How are homeownership and unemployment connected?
By Sam R on Nov 22, 2016
Evan Siddall, chief executive of Canada Mortgage and Housing Corporation (CMHC), told a Bank of England audience last week that we should be thinking about raising down payment requirements for insurance-backed loans.
Since 1998, the Canadian government has required only a 5% down payment to buy a home. Siddall said that it does encourage homeownership, especially for first-time buyers, but that the low down payment requirement coupled with other programs including our capital gains tax exemption on primary residences, could have a downside: “At 69 percent, our homeownership rate is among the highest in the world. While homeownership has been an effective vehicle of forced savings and retirement security, it may also constrain labour mobility,” he said during his address.
So which mandate is primary? Assuming the federal government has a mandate to help us buy homes, do they also have a mandate to help boost the national economy by encouraging people to pursue employment, wherever it may be?
In their report “The Danger of High Home Ownership: Greater Unemployment” published in 2013, CAGE, a research centre in the department of economics at the UK’s University of Warwick, found that high homeownership is a major reason for high unemployment in industrialized nations in the post-war era; the authors said “rises in a US state’s home-ownership rate are associated with subsequent increases in that state’s joblessness,” calling the effects “strikingly large.”
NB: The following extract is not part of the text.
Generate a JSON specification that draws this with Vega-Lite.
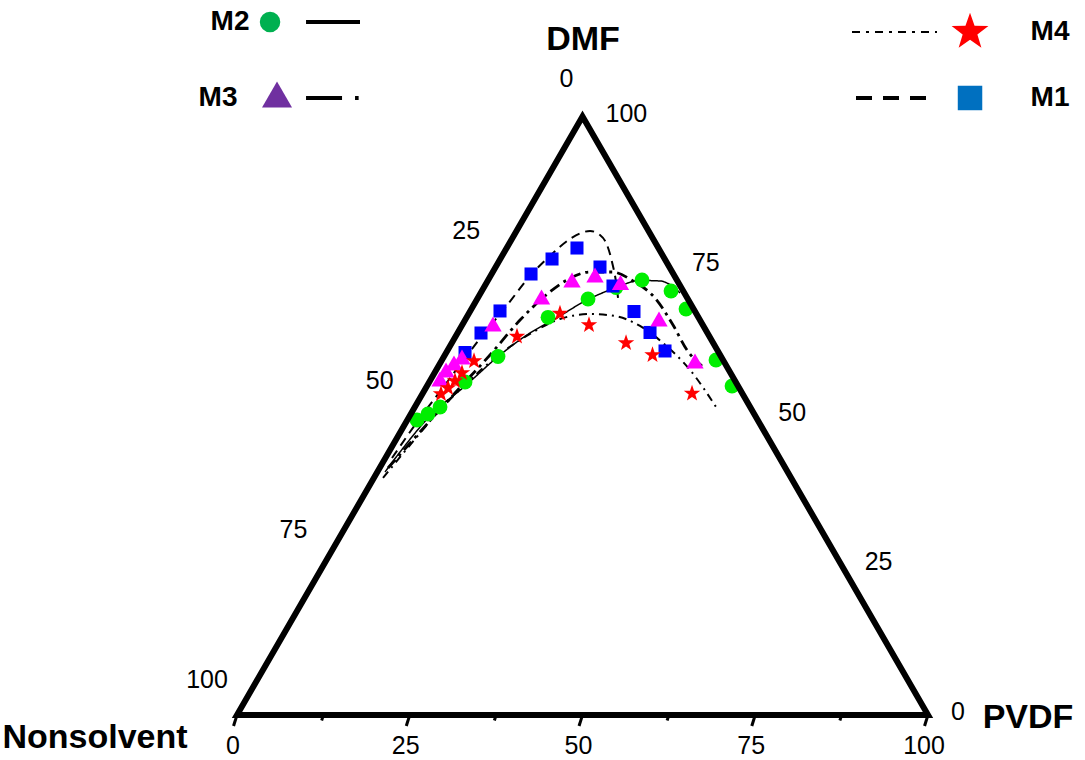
{
  "$schema": "https://vega.github.io/schema/vega-lite/v6.json",
  "width": 1085,
  "height": 760,
  "autosize": {"type": "fit", "contains": "padding"},
  "padding": 0,
  "background": "white",
  "config": {"view": {"stroke": null}},
  "datasets": {
    "frame": [
      {"x": 50, "y": 0, "o": 0},
      {"x": 100, "y": 0, "o": 1},
      {"x": 50, "y": 86.6, "o": 2},
      {"x": 0, "y": 0, "o": 3},
      {"x": 50, "y": 0, "o": 4}
    ],
    "ticks": [
      {"x": 0, "y": 0, "x2": -0.5, "y2": -1.6},
      {"x": 12.5, "y": 0, "x2": 12.25, "y2": -0.8},
      {"x": 25, "y": 0, "x2": 24.5, "y2": -1.6},
      {"x": 37.5, "y": 0, "x2": 37.25, "y2": -0.8},
      {"x": 50, "y": 0, "x2": 49.5, "y2": -1.6},
      {"x": 62.5, "y": 0, "x2": 62.25, "y2": -0.8},
      {"x": 75, "y": 0, "x2": 74.5, "y2": -1.6},
      {"x": 87.5, "y": 0, "x2": 87.25, "y2": -0.8},
      {"x": 100, "y": 0, "x2": 99.5, "y2": -1.6}
    ],
    "leftLabels": [
      {"x": 37.5, "y": 64.95, "text": "25"},
      {"x": 25, "y": 43.3, "text": "50"},
      {"x": 12.5, "y": 21.65, "text": "75"},
      {"x": 0, "y": 0, "text": "100"}
    ],
    "topLabel": [
      {"x": 50, "y": 86.6, "text": "0"}
    ],
    "rightLabels": [
      {"x": 50, "y": 86.6, "text": "100"},
      {"x": 62.5, "y": 64.95, "text": "75"},
      {"x": 75, "y": 43.3, "text": "50"},
      {"x": 87.5, "y": 21.65, "text": "25"},
      {"x": 100, "y": 0, "text": "0"}
    ],
    "bottomLabels": [
      {"x": 0, "y": 0, "text": "0"},
      {"x": 25, "y": 0, "text": "25"},
      {"x": 50, "y": 0, "text": "50"},
      {"x": 75, "y": 0, "text": "75"},
      {"x": 100, "y": 0, "text": "100"}
    ],
    "titles": [
      {"x": 50.07, "y": 97.69, "text": "DMF"},
      {"x": 114.47, "y": -0.43, "text": "PVDF"},
      {"x": -20.55, "y": -3.33, "text": "Nonsolvent"}
    ],
    "curves": [
      {"series": "M1", "x": 22.43, "y": 37.19},
      {"series": "M1", "x": 26.48, "y": 42.98},
      {"series": "M1", "x": 30.10, "y": 47.76},
      {"series": "M1", "x": 33.00, "y": 51.66},
      {"series": "M1", "x": 35.46, "y": 54.85},
      {"series": "M1", "x": 38.78, "y": 58.90},
      {"series": "M1", "x": 42.40, "y": 63.53},
      {"series": "M1", "x": 45.59, "y": 66.72},
      {"series": "M1", "x": 48.19, "y": 68.89},
      {"series": "M1", "x": 51.09, "y": 70.04},
      {"series": "M1", "x": 52.53, "y": 69.47},
      {"series": "M1", "x": 53.55, "y": 68.02},
      {"series": "M1", "x": 54.27, "y": 65.56},
      {"series": "M1", "x": 54.85, "y": 62.66},
      {"series": "M1", "x": 55.14, "y": 60.35},
      {"series": "M2", "x": 21.42, "y": 35.17},
      {"series": "M2", "x": 23.59, "y": 38.06},
      {"series": "M2", "x": 27.93, "y": 43.27},
      {"series": "M2", "x": 33.00, "y": 47.61},
      {"series": "M2", "x": 38.06, "y": 52.10},
      {"series": "M2", "x": 42.40, "y": 55.28},
      {"series": "M2", "x": 46.02, "y": 57.31},
      {"series": "M2", "x": 50.65, "y": 60.06},
      {"series": "M2", "x": 54.70, "y": 61.79},
      {"series": "M2", "x": 58.32, "y": 62.88},
      {"series": "M2", "x": 61.22, "y": 62.81},
      {"series": "M2", "x": 62.95, "y": 62.08},
      {"series": "M2", "x": 64.11, "y": 61.07},
      {"series": "M3", "x": 21.85, "y": 35.75},
      {"series": "M3", "x": 26.48, "y": 40.96},
      {"series": "M3", "x": 31.55, "y": 46.60},
      {"series": "M3", "x": 36.61, "y": 52.10},
      {"series": "M3", "x": 40.96, "y": 57.15},
      {"series": "M3", "x": 44.57, "y": 60.64},
      {"series": "M3", "x": 47.76, "y": 62.95},
      {"series": "M3", "x": 51.09, "y": 64.11},
      {"series": "M3", "x": 54.27, "y": 64.11},
      {"series": "M3", "x": 57.31, "y": 62.81},
      {"series": "M3", "x": 60.49, "y": 60.35},
      {"series": "M3", "x": 63.10, "y": 56.44},
      {"series": "M3", "x": 65.12, "y": 52.82},
      {"series": "M3", "x": 67.29, "y": 50.51},
      {"series": "M4", "x": 21.13, "y": 34.30},
      {"series": "M4", "x": 25.04, "y": 39.07},
      {"series": "M4", "x": 29.38, "y": 44.14},
      {"series": "M4", "x": 33.72, "y": 48.48},
      {"series": "M4", "x": 38.06, "y": 52.24},
      {"series": "M4", "x": 42.40, "y": 55.14},
      {"series": "M4", "x": 46.74, "y": 57.31},
      {"series": "M4", "x": 51.09, "y": 58.03},
      {"series": "M4", "x": 54.70, "y": 57.74},
      {"series": "M4", "x": 58.32, "y": 56.30},
      {"series": "M4", "x": 61.65, "y": 53.84},
      {"series": "M4", "x": 65.56, "y": 49.93},
      {"series": "M4", "x": 69.61, "y": 44.14}
    ],
    "points": [
      {"series": "M2", "x": 26.05, "y": 42.69},
      {"series": "M2", "x": 27.64, "y": 43.56},
      {"series": "M2", "x": 29.38, "y": 44.57},
      {"series": "M2", "x": 33.00, "y": 48.19},
      {"series": "M2", "x": 37.77, "y": 51.88},
      {"series": "M2", "x": 45.01, "y": 57.55},
      {"series": "M2", "x": 50.80, "y": 60.20},
      {"series": "M2", "x": 54.85, "y": 61.87},
      {"series": "M2", "x": 58.61, "y": 62.95},
      {"series": "M2", "x": 62.81, "y": 61.36},
      {"series": "M2", "x": 64.98, "y": 58.76},
      {"series": "M2", "x": 69.32, "y": 51.38},
      {"series": "M2", "x": 71.64, "y": 47.61},
      {"series": "M1", "x": 33.00, "y": 52.46},
      {"series": "M1", "x": 35.31, "y": 55.28},
      {"series": "M1", "x": 38.06, "y": 58.47},
      {"series": "M1", "x": 42.55, "y": 63.82},
      {"series": "M1", "x": 45.59, "y": 65.99},
      {"series": "M1", "x": 49.20, "y": 67.58},
      {"series": "M1", "x": 52.53, "y": 64.83},
      {"series": "M1", "x": 54.41, "y": 62.08},
      {"series": "M1", "x": 57.45, "y": 58.39},
      {"series": "M1", "x": 59.77, "y": 55.36},
      {"series": "M1", "x": 61.94, "y": 52.68},
      {"series": "M3", "x": 29.38, "y": 48.63},
      {"series": "M3", "x": 30.25, "y": 49.93},
      {"series": "M3", "x": 31.40, "y": 50.94},
      {"series": "M3", "x": 32.56, "y": 51.81},
      {"series": "M3", "x": 37.05, "y": 56.59},
      {"series": "M3", "x": 44.07, "y": 60.49},
      {"series": "M3", "x": 48.48, "y": 62.95},
      {"series": "M3", "x": 51.81, "y": 63.68},
      {"series": "M3", "x": 55.50, "y": 62.59},
      {"series": "M3", "x": 61.07, "y": 57.31},
      {"series": "M3", "x": 66.28, "y": 51.23},
      {"series": "M4", "x": 29.52, "y": 46.46},
      {"series": "M4", "x": 30.54, "y": 47.32},
      {"series": "M4", "x": 31.55, "y": 48.34},
      {"series": "M4", "x": 32.56, "y": 49.49},
      {"series": "M4", "x": 34.30, "y": 51.23},
      {"series": "M4", "x": 40.52, "y": 54.78},
      {"series": "M4", "x": 46.74, "y": 58.10},
      {"series": "M4", "x": 50.94, "y": 56.44},
      {"series": "M4", "x": 56.30, "y": 53.84},
      {"series": "M4", "x": 60.13, "y": 52.10},
      {"series": "M4", "x": 65.85, "y": 46.53}
    ],
    "legendLines": [
      {"series": "M2", "x": 9.99, "x2": 17.80, "y": 100.29},
      {"series": "M3", "x": 9.99, "x2": 17.60, "y": 89.29},
      {"series": "M4", "x": 89.00, "x2": 101.30, "y": 98.84},
      {"series": "M1", "x": 89.58, "x2": 100.29, "y": 89.29}
    ],
    "legendSymbols": [
      {"series": "M2", "x": 4.78, "y": 100.29},
      {"series": "M3", "x": 5.79, "y": 89.80},
      {"series": "M4", "x": 106.08, "y": 98.84},
      {"series": "M1", "x": 106.08, "y": 89.29}
    ],
    "legendText": [
      {"x": -1.01, "y": 100.29, "text": "M2"},
      {"x": -2.75, "y": 89.29, "text": "M3"},
      {"x": 117.66, "y": 98.84, "text": "M4"},
      {"x": 117.66, "y": 89.29, "text": "M1"}
    ]
  },
  "encoding": {
    "x": {"field": "x", "type": "quantitative", "scale": {"domain": [-34.30, 122.72], "nice": false, "zero": false}, "axis": null},
    "y": {"field": "y", "type": "quantitative", "scale": {"domain": [-6.51, 103.47], "nice": false, "zero": false}, "axis": null}
  },
  "layer": [
    {
      "data": {"name": "curves"},
      "mark": {"type": "line", "interpolate": "monotone", "color": "black"},
      "encoding": {
        "detail": {"field": "series"},
        "strokeDash": {"field": "series", "type": "nominal", "legend": null,
          "scale": {"domain": ["M1", "M2", "M3", "M4"], "range": [[9, 6], [1, 0], [11, 5, 3, 5], [8, 5, 2, 5]]}},
        "strokeWidth": {"field": "series", "type": "nominal", "legend": null,
          "scale": {"type": "ordinal", "domain": ["M1", "M2", "M3", "M4"], "range": [2, 1.5, 2.8, 2]}}
      }
    },
    {
      "data": {"name": "points"},
      "mark": {"type": "point", "filled": true, "opacity": 1, "strokeWidth": 0},
      "encoding": {
        "color": {"field": "series", "type": "nominal", "legend": null,
          "scale": {"domain": ["M1", "M2", "M3", "M4"], "range": ["#0000ff", "#00ee00", "#ff00ff", "#ff0000"]}},
        "shape": {"field": "series", "type": "nominal", "legend": null,
          "scale": {"domain": ["M1", "M2", "M3", "M4"], "range": ["square", "circle", "triangle-up", "M0,-1L0.235,-0.324L0.951,-0.309L0.38,0.124L0.588,0.809L0,0.4L-0.588,0.809L-0.38,0.124L-0.951,-0.309L-0.235,-0.324Z"]}},
        "size": {"field": "series", "type": "nominal", "legend": null,
          "scale": {"type": "ordinal", "domain": ["M1", "M2", "M3", "M4"], "range": [170, 220, 300, 300]}}
      }
    },
    {
      "data": {"name": "frame"},
      "mark": {"type": "line", "color": "black", "strokeWidth": 6, "strokeJoin": "miter", "strokeCap": "butt"},
      "encoding": {"order": {"field": "o", "type": "quantitative"}}
    },
    {
      "data": {"name": "ticks"},
      "mark": {"type": "rule", "color": "black", "strokeWidth": 3},
      "encoding": {"x2": {"field": "x2"}, "y2": {"field": "y2"}}
    },
    {
      "data": {"name": "leftLabels"},
      "mark": {"type": "text", "font": "Liberation Sans", "fontSize": 25, "align": "center", "baseline": "middle", "dx": -30, "dy": -35},
      "encoding": {"text": {"field": "text"}}
    },
    {
      "data": {"name": "topLabel"},
      "mark": {"type": "text", "font": "Liberation Sans", "fontSize": 25, "align": "center", "baseline": "middle", "dx": -16, "dy": -38},
      "encoding": {"text": {"field": "text"}}
    },
    {
      "data": {"name": "rightLabels"},
      "mark": {"type": "text", "font": "Liberation Sans", "fontSize": 25, "align": "left", "baseline": "middle", "dx": 23, "dy": -3},
      "encoding": {"text": {"field": "text"}}
    },
    {
      "data": {"name": "bottomLabels"},
      "mark": {"type": "text", "font": "Liberation Sans", "fontSize": 25, "align": "center", "baseline": "middle", "dx": -4, "dy": 31},
      "encoding": {"text": {"field": "text"}}
    },
    {
      "data": {"name": "titles"},
      "mark": {"type": "text", "font": "Liberation Sans", "fontWeight": "bold", "fontSize": 34, "align": "center", "baseline": "middle"},
      "encoding": {"text": {"field": "text"}}
    },
    {
      "data": {"name": "legendLines"},
      "mark": {"type": "rule", "color": "black"},
      "encoding": {
        "x2": {"field": "x2"},
        "strokeDash": {"field": "series", "type": "nominal", "legend": null,
          "scale": {"domain": ["M1", "M2", "M3", "M4"], "range": [[16, 11], [1, 0], [36, 13, 4, 60], [8, 6, 3, 6]]}},
        "strokeWidth": {"field": "series", "type": "nominal", "legend": null,
          "scale": {"type": "ordinal", "domain": ["M1", "M2", "M3", "M4"], "range": [4, 4, 4, 2]}}
      }
    },
    {
      "data": {"name": "legendSymbols"},
      "mark": {"type": "point", "filled": true, "opacity": 1, "strokeWidth": 0},
      "encoding": {
        "color": {"field": "series", "type": "nominal", "legend": null,
          "scale": {"domain": ["M1", "M2", "M3", "M4"], "range": ["#0070c0", "#00b050", "#7030a0", "#ff0000"]}},
        "shape": {"field": "series", "type": "nominal", "legend": null,
          "scale": {"domain": ["M1", "M2", "M3", "M4"], "range": ["square", "circle", "triangle-up", "M0,-1L0.235,-0.324L0.951,-0.309L0.38,0.124L0.588,0.809L0,0.4L-0.588,0.809L-0.38,0.124L-0.951,-0.309L-0.235,-0.324Z"]}},
        "size": {"field": "series", "type": "nominal", "legend": null,
          "scale": {"type": "ordinal", "domain": ["M1", "M2", "M3", "M4"], "range": [600, 420, 900, 1500]}}
      }
    },
    {
      "data": {"name": "legendText"},
      "mark": {"type": "text", "font": "Liberation Sans", "fontWeight": "bold", "fontSize": 28, "align": "center", "baseline": "middle"},
      "encoding": {"text": {"field": "text"}}
    }
  ],
  "resolve": {"scale": {"color": "independent", "shape": "independent", "size": "independent", "strokeDash": "independent", "strokeWidth": "independent"}}
}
Through their research on the US market, they found that doubling homeownership in a state could lead to more than doubling the unemployment rate. They attributed the higher unemployment to lower mobility, longer commute times and lower rates for business formation.
They said they also found that European data provided consistent evidence. Their recommendation? Do as the Swiss do, and encourage renting by eliminating financial incentives for homeownership.
A 2006 paper out of the University of Copenhagen’s department of economics found that “home ownership has a negative impact on job-to-job mobility both in terms of transition into new local jobs and new jobs outside the local labour market. In addition, there is a clear negative effect on of homeownership on the unemployment risk and a positive impact on wages.” It wasn’t hard to find other studies going back to the early ‘80s that present similar findings.
But what about that “forced savings and retirement security”? Many people reach retirement with their home as the biggest chunk of their portfolio — sometimes, it’s the only chunk.
To really help Canadians succeed, ideally we encourage both labour mobility and homeownership — but are they mutually exclusive?
I’m not a fan of government intervention into a free-market economy, period, but since the feds are going to intervene, why don’t we take the focus off the cost of borrowing for a change, and perhaps look at the cost of moving.
I’m not talking about hiring a few guys and a truck — you’d have to do that whether you were moving from rental accommodations or a newly owned home. But what about, for example, land transfer tax? On a Toronto home with a $600,000 price tag, the land transfer tax alone is more than $16,000 ($8,475 provincially, and $7,725 municipally). Talk about discouraging.
In addition to the financial benefits of homeownership, there are intangible benefits well documented in psychology, like personal security and community investment — there’s even a correlation between homeownership and children’s academic achievement.
Maybe it’s time we thought way outside the box and encouraged two things that are good for us — owning a home, and moving to pursue employment. One doesn’t have to preclude the other.